Written by on 02/05/2019

The Toronto Raptors’ experiment to acquire Kawhi Leonard for one guaranteed season faces its truest test against in their Eastern Conference semi-final against the Philadelphia 76ers, writes Sky Sports NBA analyst Mark Deeks.

The Toronto Raptors traded for Kawhi Leonard from the San Antonio Spurs this past summer knowing that they may only be doing so as a rental.

Leonard is in the final year of his contract – a below-market-value player option for the 2019/20 season will go unexercised, something Toronto knew in advance – and in a fairly polarised free agency market in which a lot of teams will fight over a few stars, there will be plenty of suitors for his services this summer.

Indeed, teams have been planning for this free agency opportunity from some years out.
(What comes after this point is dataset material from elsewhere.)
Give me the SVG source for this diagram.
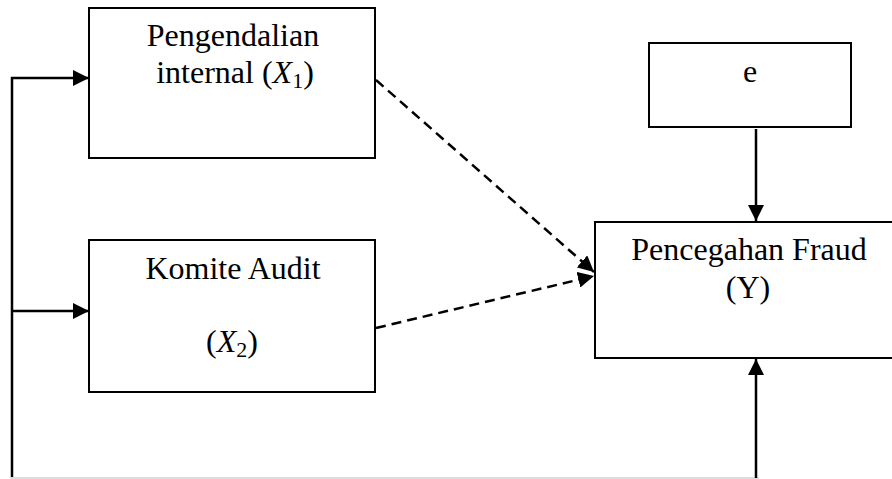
<svg xmlns="http://www.w3.org/2000/svg" width="892" height="479" viewBox="0 0 892 479">
  <style>
    .box { fill: #ffffff; stroke: #000000; stroke-width: 2; }
    .lbl { font-family: "Liberation Serif", "Times New Roman", serif; font-size: 32px; fill: #000000; text-anchor: middle; }
    .math { font-style: italic; }
    .sub { font-size: 22px; font-style: normal; }
    .solid { fill: none; stroke: #000000; stroke-width: 2.5; }
    .dash { fill: none; stroke: #000000; stroke-width: 2.5; stroke-dasharray: 10 6; }
  </style>
  <defs>
    <marker id="ah" markerUnits="userSpaceOnUse" markerWidth="16" markerHeight="16" refX="16" refY="8" orient="auto">
      <path d="M0,0 L16,8 L0,16 Z" fill="#000000"/>
    </marker>
  </defs>
  <rect width="892" height="479" fill="#ffffff"/>

  <g id="node-x1">
    <rect class="box" x="89" y="8" width="286" height="150"/>
    <text class="lbl" x="233" y="46">Pengendalian</text>
    <text class="lbl" x="235" y="83">internal (<tspan class="math">X</tspan><tspan class="sub" dy="5">1</tspan><tspan dy="-5">)</tspan></text>
  </g>

  <g id="node-x2">
    <rect class="box" x="89" y="240" width="286" height="152"/>
    <text class="lbl" x="233" y="279">Komite Audit</text>
    <text class="lbl" x="232" y="352">(<tspan class="math">X</tspan><tspan class="sub" dy="5">2</tspan><tspan dy="-5">)</tspan></text>
  </g>

  <g id="node-e">
    <rect class="box" x="649" y="43" width="202" height="84"/>
    <text class="lbl" x="750" y="82">e</text>
  </g>

  <g id="node-y">
    <rect class="box" x="595" y="222" width="310" height="136"/>
    <text class="lbl" x="749" y="260">Pencegahan Fraud</text>
    <text class="lbl" x="748" y="298">(Y)</text>
  </g>

  <g id="connectors">
    <line x1="10" y1="478" x2="759" y2="478" stroke="#d0d0d0" stroke-width="1.5"/>
    <polyline class="solid" points="12,477 12,78 89,78" marker-end="url(#ah)"/>
    <line class="solid" x1="12" y1="311" x2="89" y2="311" marker-end="url(#ah)"/>
    <line class="dash" x1="376" y1="80" x2="594" y2="272" marker-end="url(#ah)"/>
    <line class="dash" x1="376" y1="328" x2="594" y2="276" marker-end="url(#ah)"/>
    <line class="solid" x1="756" y1="129" x2="756" y2="221" marker-end="url(#ah)"/>
    <line class="solid" x1="756" y1="478" x2="756" y2="359" marker-end="url(#ah)"/>
  </g>
</svg>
The Raptors could do nothing to prevent his free agency, and so while they hoped they could recruit him internally and convince him to stay in their one season together much as the Oklahoma City Thunder had done previously with Paul George, they had absolutely no surety about that.

They also traded for him knowing that significant health concerns abounded. Leonard, a player who had never managed more than 74 games in any of the seven previous seasons of his career, had managed only nine games in the 2017-18 season due to a prolonged a quad injury, further aggravated by shoulder and ankle problems.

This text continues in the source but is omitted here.